Knights Templar

Tomar

Where the Knights Templar built their Portuguese headquarters — and never really left.

The Templar stronghold

Tomar was founded in 1160 by Gualdim Pais, first Grand Master of the Portuguese Knights Templar, who chose a hilltop above the River Nabão and began building what would become one of the most architecturally extraordinary complexes in Europe. The Convent of Christ — a UNESCO World Heritage Site — grew over five centuries, accumulating Romanesque, Gothic, Manueline and Renaissance layers as successive kings expanded and embellished it. No single visit feels sufficient.

The Charola

At the heart of the convent is the Charola, the original Templar oratory — a sixteen-sided Romanesque rotunda modelled loosely on the Holy Sepulchre in Jerusalem. The knights worshipped on horseback here, riding in through the entrance as a matter of ritual. The interior retains fragments of its original painting, and the proportions — monumental yet intimate — have an authority that later additions only intensify.

The Manueline window

The west window of the Chapter House, built under Manuel I in the early 16th century, is the defining image of Manueline architecture — a frame of sculpted stone incorporating anchors, coral, rope, armillary spheres and the cross of the Order of Christ in a composition so dense it takes several minutes simply to read. It is one of the most reproduced images in Portuguese art history, and more impressive in person than any photograph suggests.

The town

Below the convent, Tomar is a quietly prosperous market town of parks, restaurants and a lively central square. The Nabão divides it into old and new quarters, connected by a graceful medieval bridge.
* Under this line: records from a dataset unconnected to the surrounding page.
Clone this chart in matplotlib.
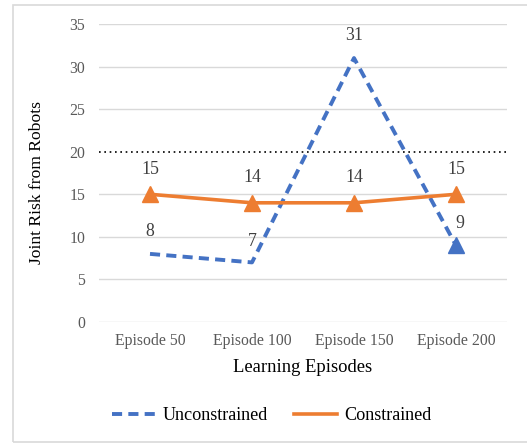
import matplotlib
matplotlib.use("Agg")
import matplotlib.pyplot as plt
from matplotlib.patches import Rectangle

categories = ["Episode 50", "Episode 100", "Episode 150", "Episode 200"]
unconstrained = [8, 7, 31, 9]
constrained = [15, 14, 14, 15]
threshold = 20
yticks = [0, 5, 10, 15, 20, 25, 30, 35]

plt.rcParams['font.family'] = ['Liberation Serif', 'DejaVu Serif']

W, H = 527, 443
fig = plt.figure(figsize=(W/100, H/100), dpi=100)
frame = Rectangle((13/W, 1/H), 1 - 13/W + 0.01, (442-4)/H - 1/H,
                  transform=fig.transFigure, facecolor='none',
                  edgecolor='#d9d9d9', lw=1.2, zorder=-10)
fig.patches.append(frame)
ax = fig.add_axes([99/W, (H-322)/H, (507-99)/W, (322-24)/H])
ax.set_facecolor('none')
ax.set_zorder(5)
x = list(range(len(categories)))

blue = '#4472C4'
orange = '#ED7D31'

ax.set_ylim(0, 35)
ax.set_xlim(-0.5, 3.5)
ax.set_yticks(yticks)
for t in yticks:
    if t != threshold:
        ax.axhline(t, color='#d9d9d9', lw=1.0, zorder=0)
ax.axhline(threshold, color='black', lw=1.2, ls=(0, (1, 2.2)), zorder=1)

l1, = ax.plot(x, unconstrained, color=blue, lw=2.8, ls=(0, (2.6, 1.6)), zorder=3,
              label='Unconstrained')
ax.plot([x[-1]], [unconstrained[-1]], marker='^', color=blue, ms=11, ls='none', zorder=4)
l2, = ax.plot(x, constrained, color=orange, lw=2.6, marker='^', ms=11, zorder=3,
              label='Constrained')

for xi, v in zip(x, constrained):
    ax.annotate(str(v), (xi, v), xytext=(0, 18), textcoords='offset points',
                ha='center', va='center', fontsize=12.8, color='#404040')
offs = [(0, 16), (0, 15), (0, 16), (3, 16)]
for xi, v, o in zip(x, unconstrained, offs):
    ax.annotate(str(v), (xi, v), xytext=o, textcoords='offset points',
                ha='center', va='center', fontsize=12.8, color='#404040')

for s in ax.spines.values():
    s.set_visible(False)
ax.tick_params(length=0, labelsize=11.3, colors='#595959')
ax.tick_params(axis='x', pad=8)
ax.tick_params(axis='y', pad=10)
ax.set_xticks(x)
ax.set_xticklabels(categories)
ax.set_xlabel('Learning Episodes', fontsize=13.4, color='black', labelpad=7)
ax.set_ylabel('Joint Risk from Robots', fontsize=12.6, color='black', va='center')
ax.yaxis.set_label_coords((37 - 99) / 408, (322 - 183) / 298)

leg = fig.legend(handles=[l1, l2],
                 labels=['Unconstrained', 'Constrained'],
                 loc='center', bbox_to_anchor=(272/W, (H-416)/H),
                 ncol=2, frameon=False, fontsize=13.1, handlelength=2.36,
                 columnspacing=1.45, handletextpad=0.4)
for h in leg.legend_handles:
    h.set_marker('')

fig.savefig('out.png', dpi=100)
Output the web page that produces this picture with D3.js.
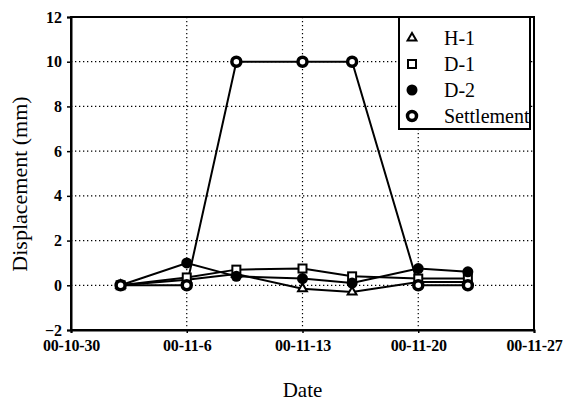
<!DOCTYPE html>
<html lang="en">
<head>
<meta charset="UTF-8">
<script src="https://d3js.org/d3.v7.min.js"></script>
<style>
  body { margin: 0; background: white; }
  svg text { font-family: "Liberation Serif", "DejaVu Serif", serif; fill: #000; }
</style>
</head>
<body>
<div id="chart"></div>
<script>
// ---- data ----
const dates = ["2000-11-02", "2000-11-06", "2000-11-09", "2000-11-13", "2000-11-16", "2000-11-20", "2000-11-23"];
const h1 = [0, 0.25, 0.5, -0.15, -0.3, 0.15, 0.15];
const d1 = [0, 0.35, 0.7, 0.75, 0.4, 0.3, 0.3];
const d2 = [0, 1.0, 0.4, 0.3, 0.1, 0.75, 0.6];
const settlement = [0, 0, 10, 10, 10, 0, 0];
const seriesNames = ["H-1", "D-1", "D-2", "Settlement"];
const yTicks = [-2, 0, 2, 4, 6, 8, 10, 12];
const xTickDates = ["2000-10-30", "2000-11-06", "2000-11-13", "2000-11-20", "2000-11-27"];

const W = 566, H = 405;
const margin = { top: 17, right: 32, bottom: 75, left: 71 };

const parse = d3.timeParse("%Y-%m-%d");
const fmt = d3.timeFormat("%y-%m-%-d");

const svg = d3.select("#chart").append("svg")
  .attr("width", W).attr("height", H);

const x = d3.scaleTime()
  .domain([parse("2000-10-30"), parse("2000-11-27")])
  .range([margin.left, W - margin.right]);
const y = d3.scaleLinear()
  .domain([-2, 12])
  .range([H - margin.bottom, margin.top]);

// gridlines (dotted)
const grid = svg.append("g").attr("stroke", "#000").attr("stroke-width", 1.2)
  .attr("stroke-dasharray", "1.3,2.7");
grid.selectAll("line.h").data(yTicks.filter(v => v > -2 && v < 12)).enter()
  .append("line")
  .attr("x1", margin.left).attr("x2", W - margin.right)
  .attr("y1", d => y(d)).attr("y2", d => y(d));
grid.selectAll("line.v").data(xTickDates.slice(1, -1)).enter()
  .append("line")
  .attr("x1", d => x(parse(d))).attr("x2", d => x(parse(d)))
  .attr("y1", margin.top).attr("y2", H - margin.bottom);

// axes
const yAxis = d3.axisLeft(y).tickValues(yTicks).tickSize(4).tickPadding(5);
const xAxis = d3.axisBottom(x).tickValues(xTickDates.map(parse)).tickFormat(fmt).tickSize(3).tickPadding(7);

const gy = svg.append("g").attr("transform", `translate(${margin.left},0)`).call(yAxis);
const gx = svg.append("g").attr("transform", `translate(0,${H - margin.bottom})`).call(xAxis);
[gx, gy].forEach(g => {
  g.attr("font-family", null).attr("font-size", null);
  g.select(".domain").attr("stroke", "#000").attr("stroke-width", 2);
  g.selectAll(".tick line").attr("stroke", "#000").attr("stroke-width", 1.5);
  g.selectAll(".tick text").attr("fill", "#000")
    .style("font-size", "16px").style("font-weight", "bold");
});
gx.selectAll(".tick text").attr("letter-spacing", "-0.2px");

// plot frame (top/right)
svg.append("rect")
  .attr("x", margin.left).attr("y", margin.top)
  .attr("width", W - margin.right - margin.left)
  .attr("height", H - margin.bottom - margin.top)
  .attr("fill", "none").attr("stroke", "#000").attr("stroke-width", 2);

// axis titles
svg.append("text")
  .attr("transform", `translate(22,184) rotate(-90)`)
  .attr("text-anchor", "middle").attr("dominant-baseline", "middle")
  .style("font-size", "22px").text("Displacement (mm)");
svg.append("text")
  .attr("x", (margin.left + W - margin.right) / 2).attr("y", 397)
  .attr("text-anchor", "middle")
  .style("font-size", "21px").text("Date");

// series
const series = [
  { name: seriesNames[0], values: h1, shape: "triangle" },
  { name: seriesNames[1], values: d1, shape: "square" },
  { name: seriesNames[2], values: d2, shape: "dot" },
  { name: seriesNames[3], values: settlement, shape: "ring" }
];

const line = d3.line().x(d => x(d.date)).y(d => y(d.value));

function drawMarker(g, shape) {
  if (shape === "triangle") {
    g.append("path").attr("d", d3.symbol(d3.symbolTriangle, 34)())
      .attr("fill", "white").attr("stroke", "#000").attr("stroke-width", 2);
  } else if (shape === "square") {
    g.append("rect").attr("x", -4).attr("y", -4).attr("width", 8).attr("height", 8)
      .attr("fill", "white").attr("stroke", "#000").attr("stroke-width", 2);
  } else if (shape === "dot") {
    g.append("circle").attr("r", 5.5).attr("fill", "#000");
  } else {
    g.append("circle").attr("r", 4.5).attr("fill", "white")
      .attr("stroke", "#000").attr("stroke-width", 3.5);
  }
}

series.forEach(s => {
  const pts = dates.map((d, i) => ({ date: parse(d), value: s.values[i] }));
  svg.append("path").datum(pts)
    .attr("fill", "none").attr("stroke", "#000").attr("stroke-width", 2)
    .attr("d", line);
});
series.forEach(s => {
  const pts = dates.map((d, i) => ({ date: parse(d), value: s.values[i] }));
  svg.append("g").selectAll("g").data(pts).enter().append("g")
    .attr("transform", d => `translate(${x(d.date)},${y(d.value)})`)
    .each(function () { drawMarker(d3.select(this), s.shape); });
});

// legend
const legend = svg.append("g");
legend.append("rect")
  .attr("x", 399).attr("y", margin.top).attr("width", 131).attr("height", 112)
  .attr("fill", "white").attr("stroke", "#000").attr("stroke-width", 2);
series.forEach((s, i) => {
  const cy = 38 + i * 26;
  const g = legend.append("g").attr("transform", `translate(412,${cy})`);
  drawMarker(g, s.shape);
  legend.append("text").attr("x", 444).attr("y", cy + 7)
    .style("font-size", "20px").text(s.name);
});
</script>
</body>
</html>
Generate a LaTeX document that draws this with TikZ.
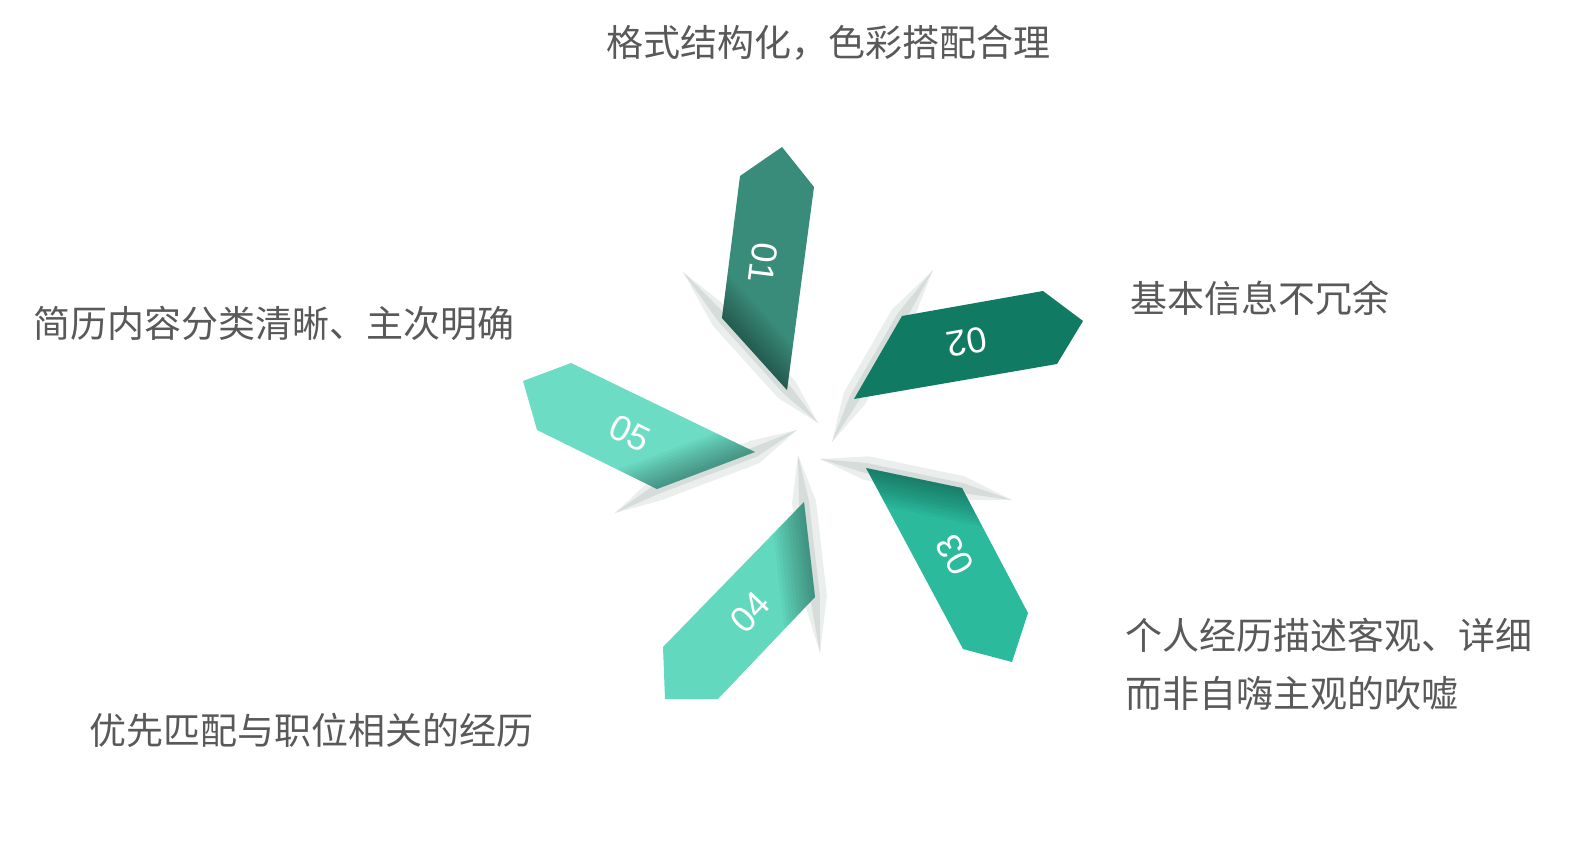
\documentclass[tikz,border=0pt]{standalone}
\usepackage{fontspec}
\newfontfamily\cjk{Noto Sans CJK SC}
\newfontfamily\numfont{Liberation Sans}
\usetikzlibrary{calc}
\definecolor{petcol1}{HTML}{3A8C7A}
\definecolor{petcol2}{HTML}{107A62}
\definecolor{petcol3}{HTML}{2BBA9C}
\definecolor{petcol4}{HTML}{62D8BE}
\definecolor{petcol5}{HTML}{6CDCC4}
\definecolor{labgray}{HTML}{595959}
\definecolor{shadelight}{HTML}{EAEFED}
\definecolor{shadedark}{HTML}{D5DCD9}
\tikzset{
  tiptext/.style={text=labgray, font=\cjk\fontsize{37}{58}\selectfont, inner sep=0pt, align=left},
  numtext/.style={text=white, font=\numfont\fontsize{36}{36}\selectfont, inner sep=0pt},
  shadowout/.style={fill=shadelight},
  shadowin/.style={fill=shadedark},
  fold/.style={fill=black, opacity=0.03}
}
\begin{document}
\begin{tikzpicture}[x=1pt,y=-1pt]
\useasboundingbox (0,0) rectangle (1585,865);
% petal corners: cut ends a and e, outer corners b c d; shadow ends s and t
\coordinate (a1) at (722,318); \coordinate (b1) at (740,176); \coordinate (c1) at (782,147);
\coordinate (d1) at (814,187); \coordinate (e1) at (787,390);
\coordinate (s1) at (683,272); \coordinate (t1) at (818,423);
\coordinate (a2) at (902,316); \coordinate (b2) at (1043,291); \coordinate (c2) at (1083,321);
\coordinate (d2) at (1057,364); \coordinate (e2) at (854,399);
\coordinate (s2) at (933,270); \coordinate (t2) at (832,442);
\coordinate (a3) at (962,488); \coordinate (b3) at (1028,613); \coordinate (c3) at (1012,662);
\coordinate (d3) at (963,649); \coordinate (e3) at (866,468);
\coordinate (s3) at (1012,500); \coordinate (t3) at (820,459);
\coordinate (a4) at (815,597); \coordinate (b4) at (718,699); \coordinate (c4) at (665,699);
\coordinate (d4) at (663,647); \coordinate (e4) at (804,502);
\coordinate (s4) at (820,653); \coordinate (t4) at (798,455);
\coordinate (a5) at (755,452); \coordinate (b5) at (571,363); \coordinate (c5) at (523,381);
\coordinate (d5) at (537,430); \coordinate (e5) at (657,489);
\coordinate (s5) at (797,430); \coordinate (t5) at (615,513);

% shadows along the cuts
\foreach \i in {1,...,5}{
  \fill[shadowout] (s\i) -- ($(a\i)!12pt!90:(e\i)$) -- ($(e\i)!12pt!-90:(a\i)$) -- (t\i)
    -- ($(e\i)!12pt!90:(a\i)$) -- ($(a\i)!12pt!-90:(e\i)$) -- cycle;
  \fill[shadowin] (s\i) -- ($(a\i)!5pt!90:(e\i)$) -- ($(e\i)!5pt!-90:(a\i)$) -- (t\i)
    -- ($(e\i)!5pt!90:(a\i)$) -- ($(a\i)!5pt!-90:(e\i)$) -- cycle;
}

% petals
\foreach \i in {1,...,5}{
  \fill[petcol\i] (a\i) -- (b\i) -- (c\i) -- (d\i) -- (e\i) -- cycle;
  \ifnum\i=2\relax\else
    \foreach \k in {4,8,...,44}
      \fill[fold] (a\i) -- ($(a\i)!\k pt!(b\i)$) -- ($(e\i)!\k pt!(d\i)$) -- (e\i) -- cycle;
  \fi
}

\node[numtext, rotate=-97] (num1) at (763,263) {01};
\node[numtext, rotate=190] (num2) at (967,342) {02};
\node[numtext, rotate=118] (num3) at (955,555) {03};
\node[numtext, rotate=46] (num4) at (750,612) {04};
\node[numtext, rotate=-26] (num5) at (630,433) {05};

\node[tiptext] (tip1) at (828,43) {格式结构化，色彩搭配合理};
\node[tiptext, anchor=west] (tip2) at (1130,298) {基本信息不冗余};
\node[tiptext, anchor=west] (tip3) at (1125,664) {个人经历描述客观、详细\\而非自嗨主观的吹嘘};
\node[tiptext, anchor=west] (tip4) at (89,730) {优先匹配与职位相关的经历};
\node[tiptext, anchor=west] (tip5) at (33,323) {简历内容分类清晰、主次明确};
\end{tikzpicture}
\end{document}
In even-numbered years, the Festa dos Tabuleiros — one of Portugal's most ancient and spectacular festivals — fills the streets with young women carrying elaborate headdresses of bread and paper flowers stacked two metres high.

Getting there

Tomar is 140 kilometres north of Lisbon, and combines naturally with Fátima (25 kilometres south) and the abbeys of Batalha and Alcobaça for a full day exploring Portugal's medieval heartland.